Опубликованное в газетах определение Синода вызвало общественное брожение, в основном среди студентов. Манифестации следовали одна за другой. Многие из сочувствовавших Толстому приходили в Хамовники, чтобы выразить поддержку. Появление Льва Николаевича в эти дни на московских улицах – Лубянке, Пречистенке, Кузнецком Мосту – собирало огромные толпы народа, горячо его приветствовавшие.
Светская власть тоже была от графа-философа не в восторге и как могла препятствовала печатанию его философских трактатов на родине, вынуждая публиковать их на Западе, сначала в Женеве, затем в Лондоне, где было основано издательство «Свободное слово».

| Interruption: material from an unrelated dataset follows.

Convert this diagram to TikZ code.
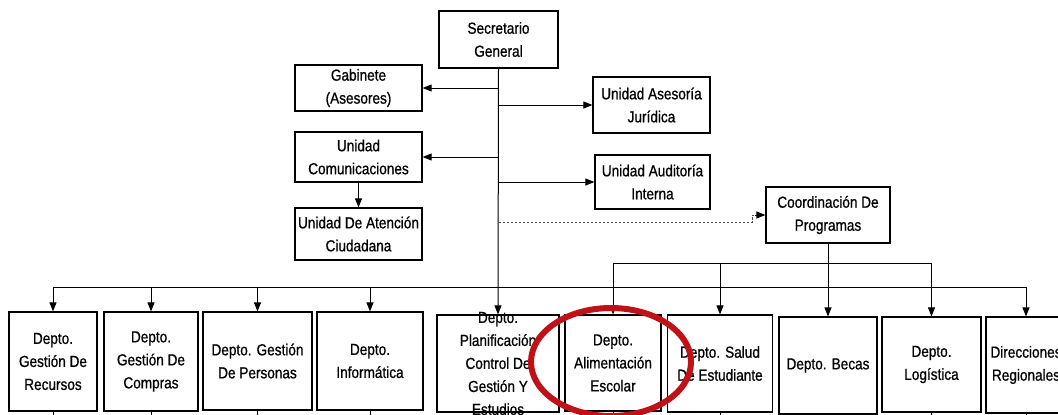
\documentclass[tikz,border=0pt]{standalone}
\usepackage{fontspec}
\setmainfont[FakeStretch=0.85,FakeBold=0.8]{Liberation Sans}
\usetikzlibrary{arrows.meta}
\definecolor{markred}{RGB}{192,18,22}
\tikzset{
  box/.style={draw, line width=1.2pt, align=center, inner sep=0pt},
  link/.style={line width=1pt},
}
\begin{document}
\begin{tikzpicture}[x=1pt, y=-1pt, font=\fontsize{16}{23}\selectfont,
    >={Triangle[length=9pt,width=7pt]}]
  \useasboundingbox (0,0) rectangle (1058,415);
  \clip (0,0) rectangle (1058,415);
  % top level
  \node[box, minimum width=119pt, minimum height=57pt] (sec) at (498.5,39.5) {Secretario\\General};
  \node[box, minimum width=127pt, minimum height=46pt] (gab) at (358.5,88) {Gabinete\\(Asesores)};
  \node[box, minimum width=127pt, minimum height=50pt] (com) at (358.5,157) {Unidad\\Comunicaciones};
  \node[box, minimum width=127pt, minimum height=52pt] (aten) at (358.5,234) {Unidad De Atención\\Ciudadana};
  \node[box, minimum width=117pt, minimum height=56pt] (jur) at (651.5,105) {Unidad Asesoría\\Jurídica};
  \node[box, minimum width=115pt, minimum height=54pt] (aud) at (652.5,182) {Unidad Auditoría\\Interna};
  \node[box, minimum width=124pt, minimum height=56pt] (coord) at (828,215) {Coordinación De\\Programas};
  % departments
  \node[box, minimum width=88pt, minimum height=99pt] (rec) at (53,361.5) {Depto.\\Gestión De\\Recursos};
  \node[box, minimum width=94pt, minimum height=99pt] (comp) at (151,361.5) {Depto.\\Gestión De\\Compras};
  \node[box, minimum width=109pt, minimum height=98pt] (pers) at (257.5,361) {Depto. Gestión\\De Personas};
  \node[box, minimum width=106pt, minimum height=98pt] (inf) at (370,361) {Depto.\\Informática};
  \node[box, minimum width=122pt, minimum height=97pt] (plan) at (498,363.5) {};
  \node[align=center, inner sep=0pt] (plantxt) at (plan) {Depto.\\Planificación\\Control De\\Gestión Y\\Estudios};
  \node[box, minimum width=96pt, minimum height=96pt] (alim) at (613,363) {Depto.\\Alimentación\\Escolar};
  \node[box, minimum width=105pt, minimum height=97pt] (salud) at (720,363.5) {Depto. Salud\\De Estudiante};
  \node[box, minimum width=98pt, minimum height=97pt] (becas) at (828,365.5) {Depto. Becas};
  \node[box, minimum width=99pt, minimum height=95pt] (log) at (931.5,364.5) {Depto.\\Logística};
  \node[box, minimum width=80pt, minimum height=96pt] (dir) at (1026,365) {Direcciones\\Regionales};
  % connectors
  \coordinate (bus) at (0,287);
  \coordinate (cbus) at (0,263);
  \coordinate (bend) at (752,215);
  \draw[link,->] (sec.south) -- (plan.north);
  \draw[link,->] (sec.south |- gab.east) -- (gab.east);
  \draw[link,->] (sec.south |- com.east) -- (com.east);
  \draw[link,->] (sec.south |- jur.west) -- (jur.west);
  \draw[link,->] (sec.south |- aud.west) -- (aud.west);
  \draw[link,->] (com) -- (aten);
  \draw[link, dash pattern=on 2.5pt off 1.5pt, black!70]
    (sec.south |- 0,222) -- (bend |- 0,222) -- (bend) -- ++(3,0);
  \draw[link,->] ([xshift=3pt]bend) -- (coord.west);
  \draw[link] (rec.north |- bus) -- (dir.north |- bus);
  \foreach \n in {rec,comp,pers,inf,dir}
    \draw[link,->] (\n.north |- bus) -- (\n.north);
  \draw[link] (coord.south) -- (coord.south |- cbus);
  \draw[link] (alim.north |- cbus) -- (log.north |- cbus);
  \foreach \n in {alim,salud,becas,log}
    \draw[link,->] (\n.north |- cbus) -- (\n.north);
  \foreach \n in {rec,comp,pers,inf,alim,salud,becas,log,dir}
    \draw[link] (\n.south) -- ++(0,12);
  % highlight
  \draw[line width=6pt, markred] (611,362) ellipse [x radius=80, y radius=54];
\end{tikzpicture}
\end{document}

В своих циркулярах обер-прокурор Синода К. П. Победоносцев зачастую называл Льва Николаевича полоумным, умалишенным, сумасшедшим. За Толстым был установлен негласный полицейский надзор. Попал под наблюдение и дом в Долгохамовническом переулке.
«В доме проживающего в Москве графа Льва Толстого устроена тайная типография для печатания его тенденциозных произведений, состоящая в непосредственном управлении неблагонадежных в политическом отношении лиц», – доносили директору Департамента полиции П. Н. Дурново. А тот, в свою очередь, просил в апреле 1886 года московского обер-полицмейстера А. А. Козлова проверить эти сведения. Проверили. «Компетентные источники», то есть шпики и филеры, тайную типографию в Хамовниках не обнаружили. Учитывая, как сам Толстой относился к российским порядкам, можно сказать, что нелюбовь у Толстого и власти была взаимной.
Усадьба в Хамовниках зимой
Благом для московского обер-полицмейстера было бы, если бы Толстой и вовсе не появлялся в Москве. И такой момент наступил 8 мая 1901 года, когда семидесятидвухлетний писатель покинул свою хамовническую усадьбу. Толстой расстается с Хамовниками на восемь лет. Пришедшие со старостью болезни не пускали Льва Николаевича в Москву, да он и сам к этому не стремился.
Лишь 3 сентября 1909 года он вновь навестил Москву. В город он не приехал, а заехал – по пути к ближайшему другу Черткову, жившему в подмосковном Крекшине. И если бы в это самое Крекшино можно было бы попасть прямо из Ясной Поляны, то, вероятно, Москва не увидела бы писателя и в этот, последний, раз.
Толстой, не баловавший Первопрестольную вниманием так долго, вызвал своим неожиданным появлением фурор. Хорошо, что газеты не прознали об этом заранее, иначе ему не дали бы прохода уже на Курском вокзале. Но народ все равно собрался, в том числе и сам Чертков с сыном, оставившим для нас свидетельства встречи. Откуда-то взялась ветхая старушка, похлопавшая писателя по спине, пожелав при этом ему здоровья. Носильщик, бросив вещи, побежал поближе поглазеть на того самого графа Толстого.
Толстой приехал в другую Москву, ошеломившую его своими многоэтажными доходными домами, трамваями, телефоном, уличными электрическими фонарями. «Без лошадей ездят, в трубку разговаривают», – изумлялся Лев Николаевич. По дороге с вокзала он все удивлялся, почему не поехали до Хамовников на трамвае. «В трамвай с багажом нельзя», – объяснили ему.
Уже на следующий день, спозаранку, по старой привычке отправился Лев Николаевич в город, дошел до Пречистенки. Хотел, как всегда, помочь незнакомой прохожей. Какой-то дворник обругал его: «Что не в свое дело мешаешься. Ступай отсюда». Видно, московские дворники за восемь лет успели подзабыть графа. Вернувшись в Хамовники, Лев Николаевич, по воспоминаниям Гольденвейзера, поставил диагноз Москве двадцатого века: «Люди здесь так же изуродованы, как природа». А вот андреевский памятник Гоголю, что стоял тогда в начале одноименного бульвара, Толстой похвалил: «Мне нравится: очень значительное лицо».